### DATA TO USE
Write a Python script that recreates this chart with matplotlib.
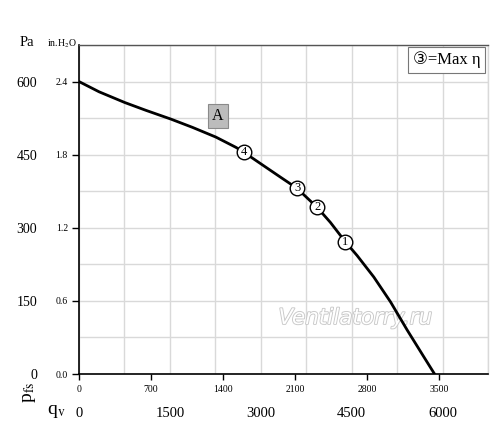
import numpy as np
import matplotlib
matplotlib.use("Agg")
import matplotlib.pyplot as plt
import matplotlib.patheffects as pe

plt.rcParams['font.family'] = ['Liberation Serif', 'DejaVu Serif', 'DejaVu Sans']
plt.rcParams['mathtext.fontset'] = 'stix'

# Data
flow_m3h = [0, 331, 755, 1103, 1516, 1873, 2260, 2590, 2720, 2992, 3323, 3598, 3929,
            4149, 4397, 4590, 4865, 5141, 5417, 5692, 5868]
pressure_pa = [600, 579, 557, 541, 523, 506, 486, 465, 455, 432, 404, 381, 342,
               311, 271, 243, 199, 148, 90, 35, 0]

marker_labels = ['1', '2', '3', '4']
marker_flow = [4397, 3929, 3598, 2720]
marker_pa = [271, 342, 381, 455]

pa_ticks = [0, 150, 300, 450, 600]
inh2o_ticks = [0.0, 0.6, 1.2, 1.8, 2.4]
m3h_ticks = [0, 1500, 3000, 4500, 6000]
cfm_ticks = [0, 700, 1400, 2100, 2800, 3500]

W, H = 500, 436
fig = plt.figure(figsize=(W / 100, H / 100), dpi=100)
ax = fig.add_axes([79 / W, 1 - 374 / H, (488 - 79) / W, (374 - 45) / H])

ax.set_xlim(0, 6750)
ax.set_ylim(0, 675)

grid_c = '#d9d9d9'
ax.set_xticks(m3h_ticks)
ax.set_xticks(np.arange(750, 6751, 1500), minor=True)
ax.set_yticks(pa_ticks)
ax.set_yticks(np.arange(75, 676, 150), minor=True)
ax.grid(True, which='both', color=grid_c, linewidth=1.0)
ax.set_axisbelow(True)

ax.tick_params(axis='x', which='both', length=0, pad=24, labelsize=10.5)
ax.tick_params(axis='y', which='both', length=0, pad=30, labelsize=10)
ax.set_xticklabels([str(v) for v in m3h_ticks])
ax.set_yticklabels([str(v) for v in pa_ticks])

for s in ['left', 'bottom']:
    ax.spines[s].set_color('black')
    ax.spines[s].set_linewidth(1.2)
ax.spines['top'].set_color('#555555')
ax.spines['top'].set_linewidth(1.0)
ax.spines['right'].set_color(grid_c)
ax.spines['right'].set_linewidth(1.0)

# Secondary scales
CF = 6000 / 3531.5
secx = ax.secondary_xaxis('bottom', functions=(lambda q: q / CF, lambda c: c * CF))
secx.set_xticks(cfm_ticks)
secx.set_xticklabels([str(v) for v in cfm_ticks])
secx.tick_params(length=4, width=1, pad=4, labelsize=7)
secx.spines['bottom'].set_visible(False)

secy = ax.secondary_yaxis('left', functions=(lambda p: p / 250.0, lambda h: h * 250.0))
secy.set_yticks(inh2o_ticks)
secy.set_yticklabels(['%.1f' % v for v in inh2o_ticks])
secy.tick_params(length=5, width=1, pad=3, labelsize=7)
secy.spines['left'].set_visible(False)

# Curve
ax.plot(flow_m3h, pressure_pa, color='black', linewidth=2.0,
        solid_capstyle='round', solid_joinstyle='round', zorder=3)

for lab, fx, py in zip(marker_labels, marker_flow, marker_pa):
    ax.plot(fx, py, 'o', markersize=10.5, markerfacecolor='white',
            markeredgecolor='black', markeredgewidth=1.0, zorder=4)
    ax.text(fx, py, lab, ha='center', va='center', fontsize=9, zorder=5)

# "A" label
ax.text(2293, 530, 'A', ha='center', va='center', fontsize=11.5, zorder=5,
        bbox=dict(boxstyle='square,pad=0.25', facecolor='#bcbcbc', edgecolor='#8a8a8a', linewidth=0.8))

# Legend box
ax.text(6630, 644, '\u2462=Max \u03b7', ha='right', va='center', fontsize=12,
        family=['Liberation Serif', 'DejaVu Sans'], zorder=5,
        bbox=dict(boxstyle='square,pad=0.28', facecolor='white', edgecolor='#777777', linewidth=0.8))

# Watermark
ax.text(4560, 115, 'Ventilatorry.ru', ha='center', va='center', fontsize=15.5,
        style='italic', family=['DejaVu Sans'], color='white', zorder=2,
        path_effects=[pe.withStroke(linewidth=1.3, foreground='#c8c8c8')])

# Axis captions
fig.text(27 / W, 1 - 42 / H, 'Pa', ha='center', va='center', fontsize=10.5)
fig.text(62 / W, 1 - 44 / H, 'in.H$_2$O', ha='center', va='center', fontsize=7)
fig.text(30 / W, 1 - 392 / H, 'p$_{\\mathrm{fs}}$', ha='center', va='center', fontsize=14, rotation=90)
fig.text(56 / W, 1 - 411 / H, 'q$_{\\mathrm{v}}$', ha='center', va='center', fontsize=14)

fig.savefig('out.png', dpi=100, facecolor='white')
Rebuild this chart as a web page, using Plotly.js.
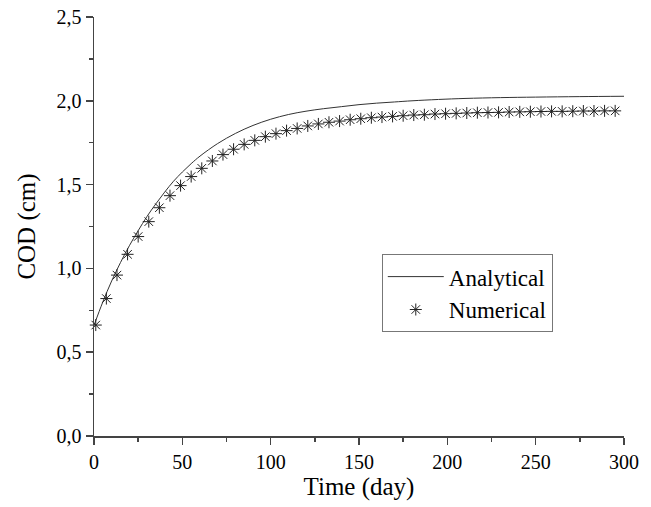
<!DOCTYPE html>
<html>
<head>
<meta charset="utf-8">
<script src="https://cdn.plot.ly/plotly-3.0.1.min.js"></script>
<style>html,body{margin:0;padding:0;background:#fff;}#chart{width:651px;height:507px;}</style>
</head>
<body>
<div id="chart"></div>
<script>
// Analytical solution
const analyticalDays = [0, 5, 10, 15, 20, 25, 30, 35, 40, 45, 50, 55, 60, 70, 80, 90, 100, 110, 120, 130, 140, 150, 160, 170, 180, 195, 210, 230, 250, 275, 300];
const analyticalCOD = [0.66, 0.80, 0.925, 1.035, 1.135, 1.225, 1.31, 1.385, 1.455, 1.52, 1.575, 1.625, 1.67, 1.745, 1.805, 1.853, 1.89, 1.918, 1.938, 1.953, 1.965, 1.977, 1.986, 1.993, 2.0, 2.008, 2.014, 2.019, 2.022, 2.025, 2.027];

// Numerical solution (asterisk markers)
const numericalDays = [1, 7, 13, 19, 25, 31, 37, 43, 49, 55, 61, 67, 73, 79, 85, 91, 97, 103, 109, 115, 121, 127, 133, 139, 145, 151, 157, 163, 169, 175, 181, 187, 193, 199, 205, 211, 217, 223, 229, 235, 241, 247, 253, 259, 265, 271, 277, 283, 289, 295];
const numericalCOD = [0.662, 0.82, 0.96, 1.084, 1.19, 1.279, 1.362, 1.434, 1.494, 1.548, 1.597, 1.641, 1.679, 1.711, 1.740, 1.764, 1.786, 1.804, 1.822, 1.835, 1.850, 1.862, 1.872, 1.879, 1.887, 1.893, 1.899, 1.903, 1.907, 1.911, 1.915, 1.917, 1.921, 1.923, 1.925, 1.927, 1.929, 1.930, 1.931, 1.933, 1.934, 1.935, 1.936, 1.937, 1.937, 1.938, 1.939, 1.939, 1.940, 1.940];

const seriesNames = ["Analytical", "Numerical"];
const xTitle = "Time (day)";
const yTitle = "COD (cm)";

const FONT = "'Liberation Serif'";
const AX = "#444";

const traces = [
  {
    x: analyticalDays, y: analyticalCOD, name: seriesNames[0],
    type: "scatter", mode: "lines",
    line: {color: "#333", width: 1, shape: "spline", smoothing: 1},
    cliponaxis: false
  },
  {
    x: numericalDays, y: numericalCOD, name: seriesNames[1],
    type: "scatter", mode: "markers",
    marker: {symbol: "asterisk-open", size: 10, color: "#222", line: {color: "#222", width: 1}},
    cliponaxis: false
  }
];

const layout = {
  width: 651, height: 507,
  margin: {l: 94, r: 27, t: 17, b: 71, pad: 0},
  paper_bgcolor: "#fff", plot_bgcolor: "#fff",
  separators: ", ",
  font: {family: FONT, size: 20, color: "#000"},
  showlegend: true,
  legend: {
    x: 0.543, y: 0.434, xanchor: "left", yanchor: "top",
    bordercolor: "#777", borderwidth: 1, bgcolor: "rgba(255,255,255,0)",
    font: {family: FONT, size: 23, color: "#000"},
    itemwidth: 56, tracegroupgap: 0
  },
  xaxis: {
    range: [0, 300], dtick: 50, tick0: 0,
    showgrid: false, zeroline: false,
    showline: true, linecolor: AX, linewidth: 1.5,
    ticks: "outside", ticklen: 7, tickwidth: 1.5, tickcolor: AX,
    minor: {dtick: 25, ticks: "outside", ticklen: 4, tickwidth: 1.5, tickcolor: AX, showgrid: false},
    tickfont: {family: FONT, size: 20, color: "#000"},
    title: {text: xTitle, font: {family: FONT, size: 25, color: "#000"}, standoff: 5}
  },
  yaxis: {
    range: [0, 2.5], dtick: 0.5, tick0: 0, tickformat: ".1f",
    showgrid: false, zeroline: false,
    showline: true, linecolor: AX, linewidth: 1.5,
    ticks: "outside", ticklen: 7, tickwidth: 1.5, tickcolor: AX,
    minor: {dtick: 0.25, ticks: "outside", ticklen: 4, tickwidth: 1.5, tickcolor: AX, showgrid: false},
    tickfont: {family: FONT, size: 20, color: "#000"},
    title: {text: yTitle, font: {family: FONT, size: 25, color: "#000"}, standoff: 14}
  }
};

Plotly.newPlot("chart", traces, layout, {staticPlot: true, displayModeBar: false});
</script>
</body>
</html>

### PROBLEM TO SOLVE
Copy nothing but the lines from the first one in the listing through the line with "ax = fig.add_axes([79", and omit the pictures.

### THE COMPLETED TASK
Write a Python script that recreates this chart with matplotlib.
import numpy as np
import matplotlib
matplotlib.use("Agg")
import matplotlib.pyplot as plt
import matplotlib.patheffects as pe

plt.rcParams['font.family'] = ['Liberation Serif', 'DejaVu Serif', 'DejaVu Sans']
plt.rcParams['mathtext.fontset'] = 'stix'

# Data
flow_m3h = [0, 331, 755, 1103, 1516, 1873, 2260, 2590, 2720, 2992, 3323, 3598, 3929,
            4149, 4397, 4590, 4865, 5141, 5417, 5692, 5868]
pressure_pa = [600, 579, 557, 541, 523, 506, 486, 465, 455, 432, 404, 381, 342,
               311, 271, 243, 199, 148, 90, 35, 0]

marker_labels = ['1', '2', '3', '4']
marker_flow = [4397, 3929, 3598, 2720]
marker_pa = [271, 342, 381, 455]

pa_ticks = [0, 150, 300, 450, 600]
inh2o_ticks = [0.0, 0.6, 1.2, 1.8, 2.4]
m3h_ticks = [0, 1500, 3000, 4500, 6000]
cfm_ticks = [0, 700, 1400, 2100, 2800, 3500]

W, H = 500, 436
fig = plt.figure(figsize=(W / 100, H / 100), dpi=100)
ax = fig.add_axes([79 / W, 1 - 374 / H, (488 - 79) / W, (374 - 45) / H])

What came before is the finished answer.